While Middleton’s modus operandi seems to bank on the historical names of Jameson & Power’s I would say that it’s had the most success with the brands It acquired from wine & spirit merchants. Both Redbreast & the “spot” line-up succeeded in reaching a single malt loving audience in ways it’s other brands had not.
Both product lines were created by independent merchants who bought bulk spirit from Midleton which they put into the various fortified wine casks that were left over from their main businesses. It’s a formula that works well in today’s cask finish dominated market and allows them to sell more of their whisky without seeing too much of an overlap in flavor profile.
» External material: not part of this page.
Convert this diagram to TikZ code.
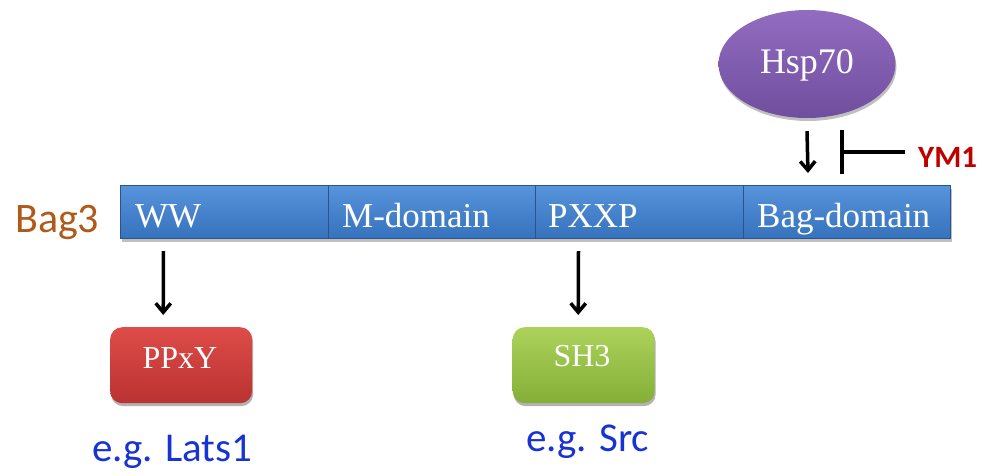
\documentclass[tikz,border=0pt]{standalone}
\usepackage{fontspec}
\setmainfont{Liberation Serif}
\newfontfamily\calfont{Carlito}
\usetikzlibrary{arrows.meta,shadows,shapes.geometric}
\definecolor{barblueT}{RGB}{86,148,220}
\definecolor{barblueB}{RGB}{55,114,188}
\definecolor{barline}{RGB}{40,85,145}
\definecolor{purpT}{RGB}{146,108,192}
\definecolor{purpB}{RGB}{112,78,158}
\definecolor{redT}{RGB}{222,76,72}
\definecolor{redB}{RGB}{186,50,50}
\definecolor{greenT}{RGB}{172,210,90}
\definecolor{greenB}{RGB}{132,175,55}
\definecolor{brownc}{RGB}{175,90,25}
\definecolor{egblue}{RGB}{25,50,210}
\definecolor{ymred}{RGB}{192,0,0}
\tikzset{
  seg/.style={rectangle, draw=barline, line width=1pt, top color=barblueT, bottom color=barblueB,
    minimum width=207.5pt, minimum height=53pt, inner sep=0pt, anchor=north west,
    drop shadow={shadow xshift=1pt, shadow yshift=-3pt, opacity=0.25, fill=black}},
  segtext/.style={text=white, inner sep=0pt, anchor=base west, font=\fontsize{35}{40}\selectfont},
  boxtext/.style={text=white, inner sep=0pt, anchor=base, font=\fontsize{32}{36}\selectfont},
  rbox/.style={rectangle, rounded corners=12pt, minimum width=142pt, minimum height=76pt, inner sep=0pt,
    anchor=north west, drop shadow={shadow xshift=1pt, shadow yshift=-3pt, opacity=0.3, fill=black}},
  egtext/.style={text=egblue, inner sep=0pt, anchor=base west, font=\calfont\fontsize{41}{46}\selectfont},
  arr/.style={line width=3.5pt, -{Straight Barb[length=9pt, width=15pt]}},
  inh/.style={line width=3.5pt, -{Bar[width=44pt]}}
}
\begin{document}
\begin{tikzpicture}[x=1pt, y=-1pt]
\useasboundingbox (0,0) rectangle (986,475);
% Bag3 label
\node[text=brownc, inner sep=0pt, anchor=base west, font=\calfont\fontsize{42}{48}\selectfont] (bag3) at (15,232) {Bag3};
% domain bar
\node[seg] (ww) at (120,185) {};
\node[seg] (md) at (327.5,185) {};
\node[seg] (px) at (535,185) {};
\node[seg] (bag) at (742.5,185) {};
\node[segtext] (wwt) at (135,227) {WW};
\node[segtext] (mdt) at (342,227) {M-domain};
\node[segtext] (pxt) at (548,227) {PXXP};
\node[segtext] (bagt) at (757,227) {Bag-domain};
% Hsp70
\node[ellipse, minimum width=177pt, minimum height=108pt, inner sep=0pt, top color=purpT, bottom color=purpB,
  drop shadow={shadow xshift=1pt, shadow yshift=-3pt, opacity=0.25, fill=black}] (hsp) at (807,64) {};
\node[text=white, inner sep=0pt, anchor=base, font=\fontsize{36}{40}\selectfont] (hspt) at (807,73) {Hsp70};
% YM1
\node[text=ymred, inner sep=0pt, anchor=base west, font=\calfont\bfseries\fontsize{31}{36}\selectfont] (ym1) at (918,167) {YM1};
\coordinate (tb) at (840,152);
\coordinate (inhs) at (905,152);
\draw[arr] ([shift={(0,13)}]hsp.south) -- ([shift={(-38.75,-12)}]bag.north);
\draw[inh] (inhs) -- (tb);
% lower boxes
\node[rbox, top color=redT, bottom color=redB] (ppxy) at (110,327) {};
\node[boxtext] (ppxyt) at (180,368) {PPxY};
\node[rbox, top color=greenT, bottom color=greenB] (sh3) at (512.5,327) {};
\node[boxtext] (sh3t) at (582,366) {SH3};
\draw[arr] ([shift={(-60.75,12)}]ww.south) -- ([shift={(-18,-12)}]ppxy.north);
\draw[arr] ([shift={(-60.75,12)}]px.south) -- ([shift={(-5.5,-12)}]sh3.north);
% examples
\node[egtext] (eg1) at (92,461) {e.g. Lats1};
\node[egtext] (eg2) at (526,451) {e.g. Src};
\end{tikzpicture}
\end{document}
The final subject in this Irish pot-still throw down is Yellow Spot, a 12 yr old blend of Ex-bourbon cask, sherry butt & Malaga wine casks (a fortified wine made using Pedro Ximénez & Moscatel grapes).
Nose: Sharp, sweet oak, mineral oil, the nose starts of tight, a bit of apples and jujubes. Yeasty, floral a bit of gooseberry. With time it gets creamy, like whipped cream on top of fruits & custard. There is some oak but it's in the background like a green sappy feeling, overall it's focused on the rich and floral.
Palate: Initially sweet, macadamia nuts, firm oak, coconut, pears and melon. Linseed oil & cooked porridge. There is darker notes from the casks, rich and perfumed with a slight musky center.
Finish: Apples & dried fruit mingle, there's a sharpness there but it is subdued under the richness of the fortified wines. Which in turn dry out rather than allow the palate to naturally decay.
Notes: It is quite a rounded whisky, initially rich and bright, it's just on the border of being too much and that astringent finish doesn't help.
So we now reach the conclusion of out foray into Irish single pot still whisky, what have we learned?
There is a thread that runs through all of them, a mineral, plasticine wax & linseed thing. This unmalted pot still distillate is a trip texture wise, it's super clingy and heavy no wonder it’s been successfully used as the backbone of the Jameson blends, I can see how this full bodied whisky can hold up to a heavy diluting of grain whisky.
All 3 had that powdered sugar confectionery note, like the powder at the bottom of sugar covered jujubes.
They also all had a little spirit kick left to them and some astringency I don't know if that's just the casks or maybe it's the ABV at which the casks are filled.
It's unique and breaks from the flavour palate you'd get in single malt.
' There is a thread that runs through all of them, a mineral, plasticine wax & linseed thing. This unmalted pot still distillate is a trip texture wise, it's super clingy and heavy '
That's a nice summation of the pot still character. I always get a slight metallic twang - which I guess could come under the 'mineral' heading?. Thanks for the review. I've had Green Spot and thought it was OK but do hear that the Yellow is a definite step up.
@RianC yes I think I might get what you mean by that metallic twang, I sometimes get a coppery tone from some whisky and it's happened individually. I am rather infatuated with this style and wish there were more opportunities to try it.
I recently noticed that the new Method & Madness line by Midleton just released a couple of cask finished pot still whisky. first it was a chestnut cask, now there's cherry wood & acacia cask finishes. While I think finishes can be gimmicky, I am definitely curious to see these "uncommon' woods at work in whisky casks and this style seems to work well for it.